Ein Grundmerkmal der Gattung Drama ist, wie bekannt, die besondere Verdichtung von Zeit und Raum; für das Wesen des Dramatischen ist die sprunghafte Umstrukturierung von Wechselbeziehungen charakteristisch, wodurch Spannung und Intensität des Bühnengeschehens zustandekommen. Die sprunghafte Entwicklung der Wissenschaft und der Technik in den letzten Jahrzehnten verdichtet Raum und Zeit, das intensive Geschehen auf der Weltbühne schafft Spannung, falsche Prognosen sorgen für die für das Zustandekommen des Dramatischen so unentbehrlichen Überraschungen. Durch diese Dramaturgie entstehen manchmal positive Empfindungen: Weniger als 24 Stunden, nachdem das Fernsehen den Fall der Berliner Mauer gezeigt hatte, hatten die Bürger von Sofia schon Grund, mit Tänzen vor dem Parlament den Fall ihres eigenen, ihnen über alle Massen lästig gewordenen Diktators zu feiern. Ziemlich oft aber bringt die Entwicklung der Bühnenhandlung in unserer heutigen Welt, wenn nicht Furcht und Mitleid oder gar Furcht ohne Mitleid, so Angst und Unsicherheit mit sich. Und das "trotz der Vermehrung von Werkzeugen und Mitteln zum Gebrauch menschlicher Kräfte". Denn - ich zitiere weiter den Mann, in dessen Namen wir hier versammelt sind - "es kommt doch immer darauf an, ob sie gut gebraucht werden; denn in den Händen des Bösewichts sind vermehrte Mittel vermehrte Übel."

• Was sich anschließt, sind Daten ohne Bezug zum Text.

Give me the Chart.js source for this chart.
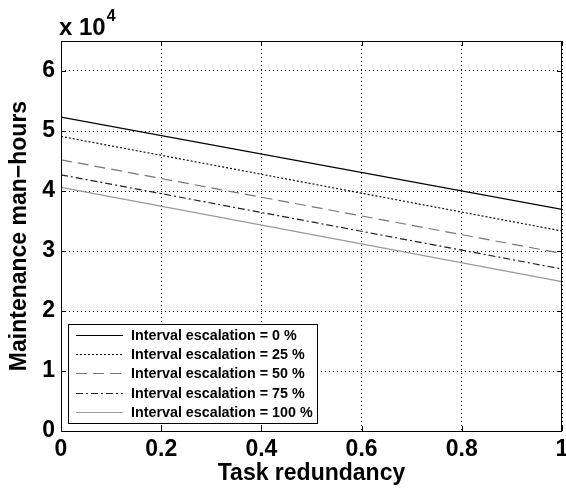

Nachdem ich mir erlaubt habe, Johann Gottfried von Herder zum idealen Publikum dieser Festversammlung hinzuzuzählen und Worte von ihm angeführt habe, die eines der grössten Übel unserer Zeit, den zügellosen Nationalismus, betreffen, will ich daran erinnern, dass er unter anderem ein grosser Verehrer Shakespeares war und ihm eine auch heute erstaunlich aktuell wirkende Schrift gewidmet hat. Wer aber wie Shakespeare die Welt wie eine Bühne auffasst, wird sich kaum an einer Bühne mit uniformierten Figuren erfreuen. Damit sich die bunte Feier des Geistes, die man Theater nennt, verwirklicht, müssten die handelnden Figuren Individualität und Charakter haben. Was fur die Figuren auf den Brettern gültig ist, muss sicher auch für die Nationen auf der Bühne der Welt gelten. Und der, dem ein so herrlicher Titel wie "Stimmen der Völker in Liedern" einfallen konnte, müsste, so will ich glauben, der gleichen Meinung sein. In diesem Sinne, ohne die Gefahren des Phanomens "Narzissmus der kleinen Unterschiede" zu vergessen (der Ausdruck stammt von Sigmund Freud), ist es erfreulich, dass die potentiellen Träger der sieben Herder-Preise aus mehr als sieben Nationen kommen können.

Im Namen derer, die für das Jahr 1996 ausgezeichnet wurden, möchte ich der Alfred Toepfer Stiftung F.V.S., der Familie Toepfer, dem Kuratorium sowie Seiner Magnifizenz, dem Rektor der Universität Wien, unseren innigsten Dank aussprechen.